CAN PLATFORMS CANCEL POLITICIANS?

An international study led by the HBI provides a first comparative overview of how societies and governments in 15 countries react to private power over political actors.

by Martin Fertmann, Matthias C. Kettemann and Mara Barthelmes
 

Private power over public speech is often contested, but the conflicts are magnified when this power is asserted over parties, political candidates and office holders who are focal points of public debates. Although most platform terms of use and their enforcement systems are global, opinions differ on the possible preferential treatment of speech by prominent politicians and office holders according to national political and legal contexts.

In a recently published study, we examined the interplay between these national rules and global private ordering systems by synthesizing answers to nine questions submitted by more than 30 researchers from 15 countries within the GDHR Network. Our studies provides a first empirical and comparative overview of how societies and governments conceive of and react to private power over political actors.

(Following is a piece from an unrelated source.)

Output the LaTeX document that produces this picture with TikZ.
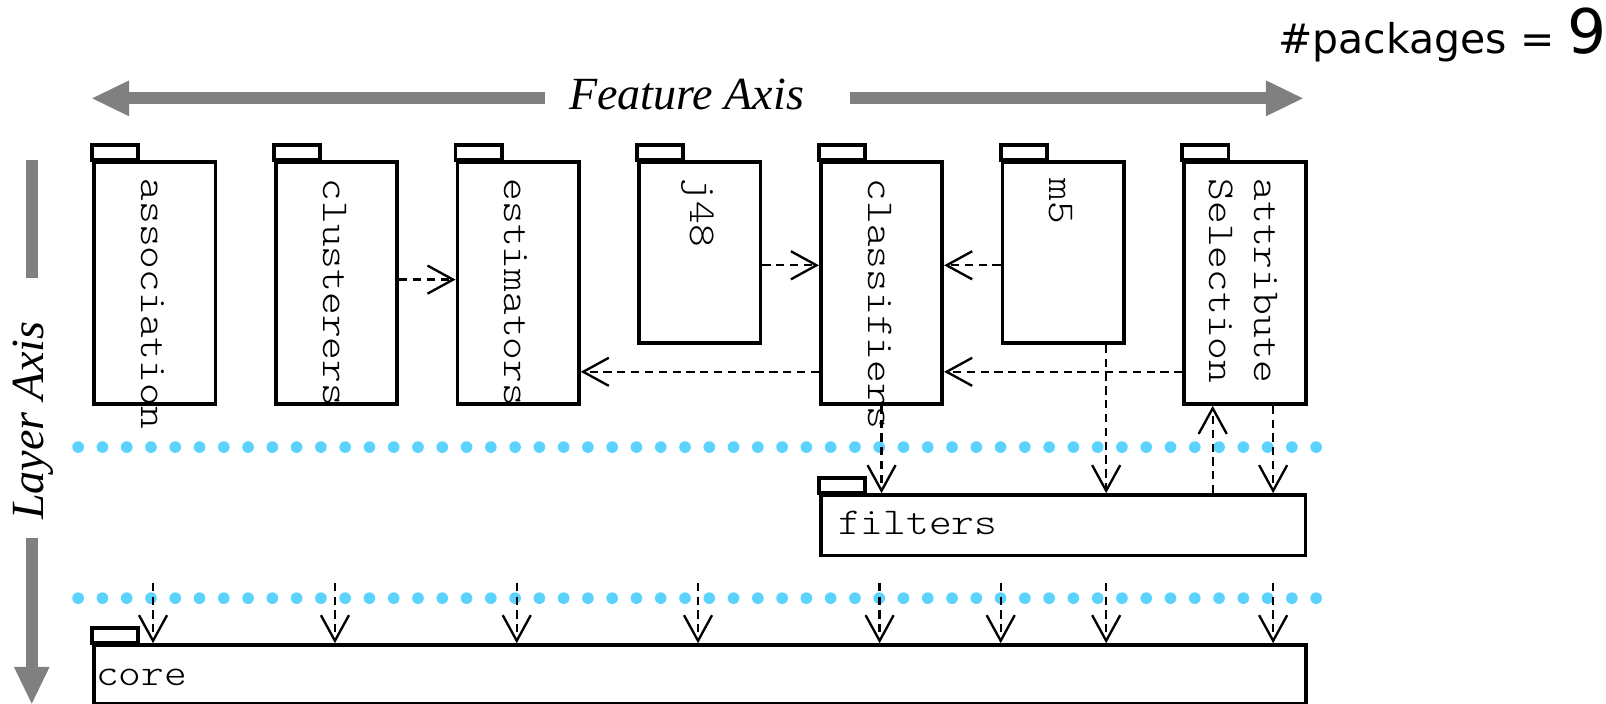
\documentclass[tikz,border=0pt]{standalone}
\usepackage{fontspec}
\setmainfont{Liberation Serif}
\newfontfamily\pkgfont[FakeStretch=1.143]{lmmonolt10-regular.otf}
\newfontfamily\countfont{DejaVu Sans}
\usetikzlibrary{arrows.meta}

\definecolor{axisgray}{RGB}{128,128,128}
\definecolor{layerdot}{RGB}{92,210,255}

\tikzset{
  pkgbody/.style={draw, line width=1.85pt, inner sep=0pt, anchor=north west, minimum width=59.25pt},
  tallpkg/.style={pkgbody, minimum height=118.25pt},
  shortpkg/.style={pkgbody, minimum height=88.5pt},
  pkgtab/.style={draw, line width=1.85pt},
  pkgname/.style={font=\fontsize{18.5pt}{22pt}\selectfont\pkgfont, inner sep=0pt, rotate=-90, anchor=west, align=left},
  flatname/.style={font=\fontsize{18.5pt}{22pt}\selectfont\pkgfont, inner sep=0pt, anchor=base west},
  dep/.style={line width=1.15pt, dash pattern=on 4pt off 2.75pt,
    -{Straight Barb[length=12.5pt, width=13.7pt]}},
  axisline/.style={draw=axisgray, line width=5.75pt},
  axisarrow/.style={axisline, -{Triangle[length=18pt, width=17.5pt, line width=0pt]}},
  axislabel/.style={font=\fontsize{22.5pt}{27pt}\selectfont\itshape, inner sep=0pt},
  layerdots/.style={fill=layerdot},
}

\begin{document}
\begin{tikzpicture}[x=0.5pt, y=-0.5pt]
\useasboundingbox (0,0) rectangle (1568,687);

% ---- axes ----
\coordinate (feat-left-start) at (532,96);
\coordinate (feat-left-tip) at (90,96);
\coordinate (feat-right-start) at (830,96);
\coordinate (feat-right-tip) at (1272,96);
\draw[axisarrow] (feat-left-start) -- (feat-left-tip);
\draw[axisarrow] (feat-right-start) -- (feat-right-tip);
\node[axislabel, anchor=base] (feature-axis) at (670.3,106.7) {Feature Axis};

\coordinate (layer-top-start) at (31,156);
\coordinate (layer-top-end) at (31,271);
\coordinate (layer-low-start) at (31,525);
\coordinate (layer-low-tip) at (31,687);
\draw[axisline] (layer-top-start) -- (layer-top-end);
\draw[axisarrow] (layer-low-start) -- (layer-low-tip);
\node[axislabel, rotate=90, anchor=base] (layer-axis) at (42.3,410.7) {Layer Axis};

\node[anchor=base east, inner sep=0pt, font=\countfont\fontsize{20pt}{24pt}\selectfont]
  (package-count) at (1569,52) {\#packages = {\fontsize{30pt}{32pt}\selectfont 9}};

% ---- layer separators ----
\foreach \i in {0,...,51} {
  \fill[layerdots] (76.3+23.7*\i,436.5) circle[radius=2.85pt];
  \fill[layerdots] (76.3+23.7*\i,584) circle[radius=2.85pt];
}

% ---- packages ----
\node[tallpkg]  (association)        at (90,156)    {};
\node[tallpkg]  (clusterers)         at (267.4,156) {};
\node[tallpkg]  (estimators)         at (444.8,156) {};
\node[shortpkg] (j48)                at (622.2,156) {};
\node[tallpkg]  (classifiers)        at (799.6,156) {};
\node[shortpkg] (m5)                 at (977,156)   {};
\node[tallpkg]  (attributeSelection) at (1154.4,156) {};

\node[pkgbody, minimum width=236.6pt, minimum height=29.5pt] (filters) at (799.6,481.5) {};
\node[pkgbody, minimum width=591.45pt, minimum height=28.75pt] (core) at (90,628) {};

\foreach \p in {association,clusterers,estimators,j48,classifiers,m5,attributeSelection,filters,core}
  \draw[pkgtab] (\p.north west) rectangle ++(45,-14.5);

% ---- package names ----
\node[pkgname] (association-name)  at (149.2,174) {association};
\node[pkgname] (clusterers-name)   at (326.6,174) {clusterers};
\node[pkgname] (estimators-name)   at (504.0,174) {estimators};
\node[pkgname] (j48-name)          at (681.4,174) {j48};
\node[pkgname] (classifiers-name)  at (858.8,174) {classifiers};
\node[pkgname] (m5-name)           at (1036.2,174) {m5};
\node[pkgname] (attributeSelection-name) at (1213.6,174) {attribute\\Selection};
\node[flatname] (filters-name) at (818,521.5) {filters};
\node[flatname] (core-name)    at (93.5,669) {core};

% ---- dependencies inside the upper layer ----
\draw[dep] (clusterers.east |- 0,273) -- (estimators.west |- 0,273);
\draw[dep] (j48.east |- 0,259) -- (classifiers.west |- 0,259);
\draw[dep] (m5.west |- 0,259) -- (classifiers.east |- 0,259);
\draw[dep] (classifiers.west |- 0,363) -- (estimators.east |- 0,363);
\draw[dep] (attributeSelection.west |- 0,363) -- (classifiers.east |- 0,363);

% ---- dependencies on filters ----
\draw[dep] (classifiers.south) -- (filters.north -| classifiers.south);
\draw[dep] (m5.south -| 1080,0) -- (filters.north -| 1080,0);
\draw[dep] (filters.north -| 1184,0) -- (attributeSelection.south -| 1184,0);
\draw[dep] (attributeSelection.south -| 1243,0) -- (filters.north -| 1243,0);

% ---- dependencies on core ----
\foreach \p/\x in {association/149.4, clusterers/327, estimators/504.5, j48/681.5,
                   classifiers/858.8, filters/977, m5/1080, attributeSelection/1243} {
  \coordinate (\p-uses-core) at (\x,569);
  \draw[dep] (\p-uses-core) -- (core.north -| \p-uses-core);
}
\end{tikzpicture}
\end{document}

From January 6, 2021, onwards, Internet platforms like Twitter, Facebook and Instagram, YouTube, Twitch and Snapchat suspended the accounts and channels of Donald Trump and his supporters. But not only the platforms as top layer of the Internet reacted, financial service providers, App stores and even email service providers and dating apps took similar action. The response to Trump’s suspension as the first and most discussed action by platform companies against an (albeit: exiting) head of state from the global North provided an insight into the state of debates on platform governance in the participating countries.

This “deplatforming” has shown one important point very clearly: platforms can intervene (and remove content and users) very effectively if they want to. Even during the U.S. election campaign, they limited algorithmic recommendations, banned political ads, demonetized and deamplified problematic content. The platforms (re)discovered that the fight against hate speech and disinformation, especially in the context of the fight against Corona, also appeals to politicians and customers. 

Private vs. state regulation

The study revealed that in the ongoing debate about who should set and enforce the rules for speech on online platforms, terms of service-based measures against political and state actors – as both key subjects and objects of political opinion formation – have become a focal point. State regulation of platforms creating an obligation to spread information is regarded, with minor national differences, as dangerous for the free and unhindered discursive opinion-forming process.

Similarly, the exercise of content moderation policies by the major platform companies is seen critically by politicians in all countries examined. Most politicians in European countries emphasise fundamental rights and demand that such decisions should be made by states, not by private companies. Such positioning, however, is in unresolved conflict with the constitutional realities of the participating countries, according to which office holders mostly cannot invoke fundamental rights when acting in their official capacity and where laws with “must-carry” requirements for official information do not exist for social media and would probably only be constitutional for narrowly defined, special circumstances such as disaster prevention.

The increase in power of platforms over societal discourses that is accompanied by them restricting democratically elected office holders or setting the terms under which political campaigns can take place challenges our understanding of who should set standards for political speech. Conversely, state interference in the way official information is or is not spread by private actors is not just met with scepticism but is also under significant constitutional constraints in many countries.

Creating new hybrid actors

The referral of the Trump decision to Facebook’s Oversight Board has launched a broader debate on institutional structures to improve content governance by creating hybrid actors such as independent “Social Media Councils”. Such institutions would not be constructed entirely from the perspective of either companies or states but would incorporate elements of external societal input with a degree of independence from both states and companies.

Media commentators in participating countries interpreted the deplatforming against Trump as a signal that far-right parties and politicians around the world may face increasing scrutiny. Meanwhile, conservative politicians and governments in several participating countries instrumentalized the actions against Trump as alleged evidence of the platform’s bias against conservative opinions. Although in most cases there are no specific legal requirements for content moderation, contributions from several countries point to a general – often constitutional – privileging of the expression of politicians and office holders. This could potentially support or even force platforms’ decision to allow content from political actors, even if it violates their terms of use.

The discussion about the influence of social media on public discourse is still in its infancy. While the de-platforming of Donald Trump may not have been the origin of this debate, it has definitely added fuel to it.